Mia, I think you are a good person and certainly a loyal and loving wife, and I think your motives where to protect your husband in the best way you saw fit at the time, but you do lack credibility here by insisting all your intentions were innocent.  Falling back, as Gloria had done to sickening effect, that everything is for the "well-being of the child", then you should concede that more consideration should have been paid regarding the impact this glorious truth was going to have on this innocent child and after really initiating all this, it is very disappointing to here you now remove yourself from it all with how you don't want to tell your husband how to feel.  That didn't seem to bother you before the news broke.  Personally, I think you owe it to him more now than ever.

Mia, as his current wife, and an intricate part of this whole mess, your husband absolutely needs every bit of wisdom you have to offer him right.  You owe it to him to help him get on a path that will heal both him and his relationship with this girl he was once so proud to call his daughter.  After initiating this, you really can't sit back and say and think it's all up to Enrique in how he wants to handle and feel about this.  Everyone needs your love, support, and wisdom more than ever and, believe it or not, no one has more influence over how this situation gets resolved than you do.  Only you can really assist your husband now in a positive manner, Mia.  Don't let guilt, fear, or false respect for your husband's feelings keep you from being the positive force he needs.

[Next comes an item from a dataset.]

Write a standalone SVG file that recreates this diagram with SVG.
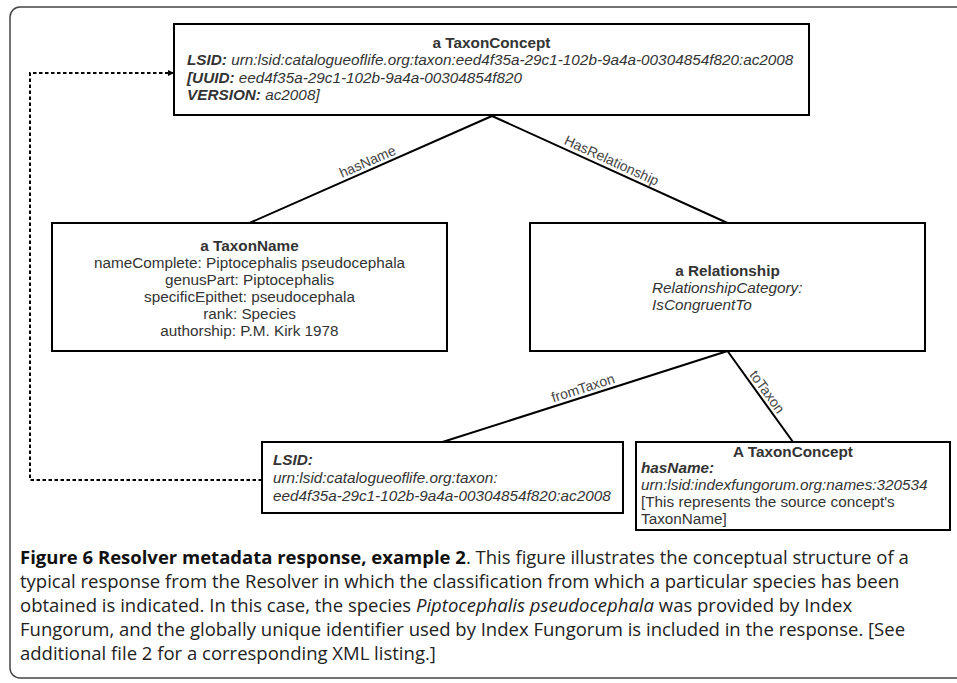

I apologize if I have offended you at all.  We are strangers and I only know what I see and read.  I only have my own moral compass to work with and it's not everyone else's.  My prayers are sincerely with you, your husband (whom I know has to be devastated by events here), and Selina who should never have been hurt the way she was by all the adults who should have been protecting her.

With respect,
Steve
You write a nice letter Steve.  It is obvious you can see through Mia.  I can too and I don't give her the credit you do.  I have seen these type  of women and the damage they can wreck on others all the while professing such noble motives is scary.  I hope this Mia takes a long look at herself because she is seriously kidding herself.  I see others have been sucked into thinking  she is this 'good' person, but I am telling you people like her are not.
Perhaps with your 'softer' approach you are hoping to get her to really do the  better thing.  Dream on Steve.  NO ONE with one wit of care for a child would have even put this doubt into this relationship.  It doesn't take two seconds to see NOTHING good could come out of it for the child.